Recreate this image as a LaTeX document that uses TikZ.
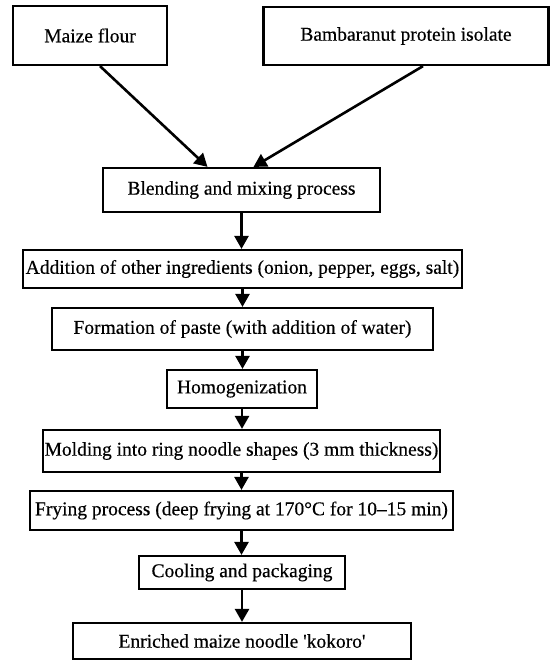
\documentclass[tikz,border=0pt]{standalone}
\usepackage{fontspec}
\setmainfont{Liberation Serif}[FakeBold=0.4]
\usetikzlibrary{arrows.meta}
\begin{document}
\begin{tikzpicture}[x=1pt,y=-1pt,
    box/.style={draw,line width=2.2pt,inner sep=1pt,font=\fontsize{19.5}{21}\selectfont},
    arr/.style={line width=2.6pt,-{Triangle[length=13pt,width=14pt]}}]
    \useasboundingbox (0,0) rectangle (550,660);
    % Nodes
    \node[box,minimum width=154pt,minimum height=59pt] (A) at (90,35.5){Maize flour};
    \node[box,minimum width=285pt,minimum height=58pt] (B) at (406,36){Bambaranut protein isolate};
    \node[box,minimum width=277pt,minimum height=44pt] (C) at (241.5,190){Blending and mixing process};
    \node[box,minimum width=439pt,minimum height=38pt] (D) at (242.5,269){Addition of other ingredients (onion, pepper, eggs, salt)};
    \node[box,minimum width=381pt,minimum height=42pt] (E) at (242.5,329){Formation of paste (with addition of water)};
    \node[box,minimum width=150pt,minimum height=38pt] (F) at (242,389){Homogenization};
    \node[box,minimum width=397pt,minimum height=42pt] (G) at (241.5,451){Molding into ring noodle shapes (3 mm thickness)};
    \node[box,minimum width=423pt,minimum height=39pt] (H) at (241.5,510.5){Frying process (deep frying at 170°C for 10--15 min)};
    \node[box,minimum width=206pt,minimum height=33pt] (I) at (242,572.5){Cooling and packaging};
    \node[box,minimum width=338pt,minimum height=36pt] (J) at (242,641){Enriched maize noodle \textquotesingle kokoro\textquotesingle};
    % Edges
    \draw[arr] ([xshift=10pt]A.south) -- ([xshift=-34pt]C.north);
    \draw[arr] ([xshift=17pt]B.south) -- ([xshift=12pt]C.north);
    \draw[arr] (C.south) -- (C.south |- D.north);
    \draw[arr] (D.south) -- (D.south |- E.north);
    \draw[arr] (E.south) -- (E.south |- F.north);
    \draw[arr] (F.south) -- (F.south |- G.north);
    \draw[arr] (G.south) -- (G.south |- H.north);
    \draw[arr] (H.south) -- (H.south |- I.north);
    \draw[arr] (I.south) -- (I.south |- J.north);
\end{tikzpicture}
\end{document}
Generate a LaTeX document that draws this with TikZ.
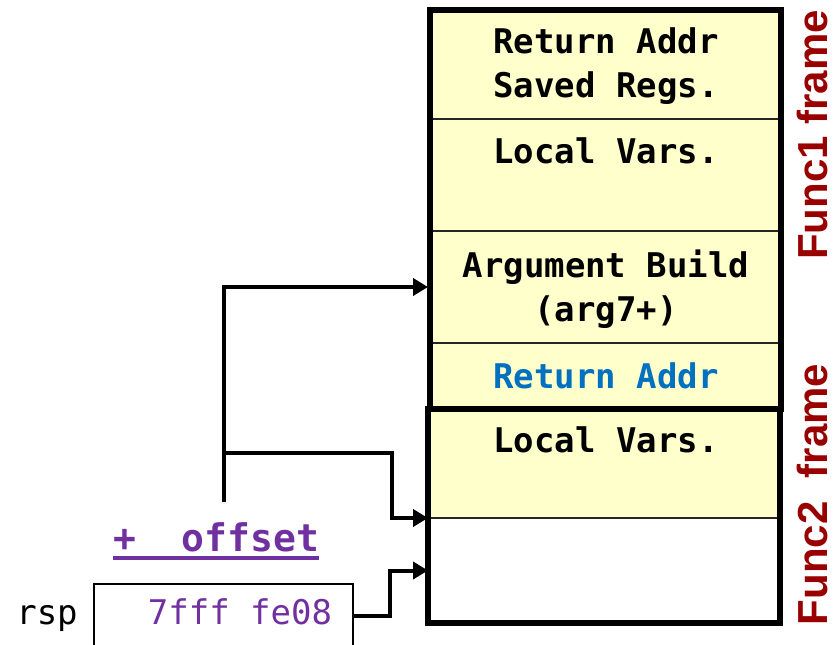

**What this task involves:** Repeat the material exactly as it reads, without any of its pictures.

**Exercise result:**
Recreate this image as a LaTeX document that uses TikZ.
\documentclass[tikz,border=0pt]{standalone}
\usepackage{fontspec}
\setmainfont{Liberation Serif}[FakeBold=0.4]
\usetikzlibrary{arrows.meta}
\begin{document}
\begin{tikzpicture}[x=1pt,y=-1pt,
    box/.style={draw,line width=2.2pt,inner sep=1pt,font=\fontsize{19.5}{21}\selectfont},
    arr/.style={line width=2.6pt,-{Triangle[length=13pt,width=14pt]}}]
    \useasboundingbox (0,0) rectangle (550,660);
    % Nodes
    \node[box,minimum width=154pt,minimum height=59pt] (A) at (90,35.5){Maize flour};
    \node[box,minimum width=285pt,minimum height=58pt] (B) at (406,36){Bambaranut protein isolate};
    \node[box,minimum width=277pt,minimum height=44pt] (C) at (241.5,190){Blending and mixing process};
    \node[box,minimum width=439pt,minimum height=38pt] (D) at (242.5,269){Addition of other ingredients (onion, pepper, eggs, salt)};
    \node[box,minimum width=381pt,minimum height=42pt] (E) at (242.5,329){Formation of paste (with addition of water)};
    \node[box,minimum width=150pt,minimum height=38pt] (F) at (242,389){Homogenization};
    \node[box,minimum width=397pt,minimum height=42pt] (G) at (241.5,451){Molding into ring noodle shapes (3 mm thickness)};
    \node[box,minimum width=423pt,minimum height=39pt] (H) at (241.5,510.5){Frying process (deep frying at 170°C for 10--15 min)};
    \node[box,minimum width=206pt,minimum height=33pt] (I) at (242,572.5){Cooling and packaging};
    \node[box,minimum width=338pt,minimum height=36pt] (J) at (242,641){Enriched maize noodle \textquotesingle kokoro\textquotesingle};
    % Edges
    \draw[arr] ([xshift=10pt]A.south) -- ([xshift=-34pt]C.north);
    \draw[arr] ([xshift=17pt]B.south) -- ([xshift=12pt]C.north);
    \draw[arr] (C.south) -- (C.south |- D.north);
    \draw[arr] (D.south) -- (D.south |- E.north);
    \draw[arr] (E.south) -- (E.south |- F.north);
    \draw[arr] (F.south) -- (F.south |- G.north);
    \draw[arr] (G.south) -- (G.south |- H.north);
    \draw[arr] (H.south) -- (H.south |- I.north);
    \draw[arr] (I.south) -- (I.south |- J.north);
\end{tikzpicture}
\end{document}
Generate a LaTeX document that draws this with TikZ.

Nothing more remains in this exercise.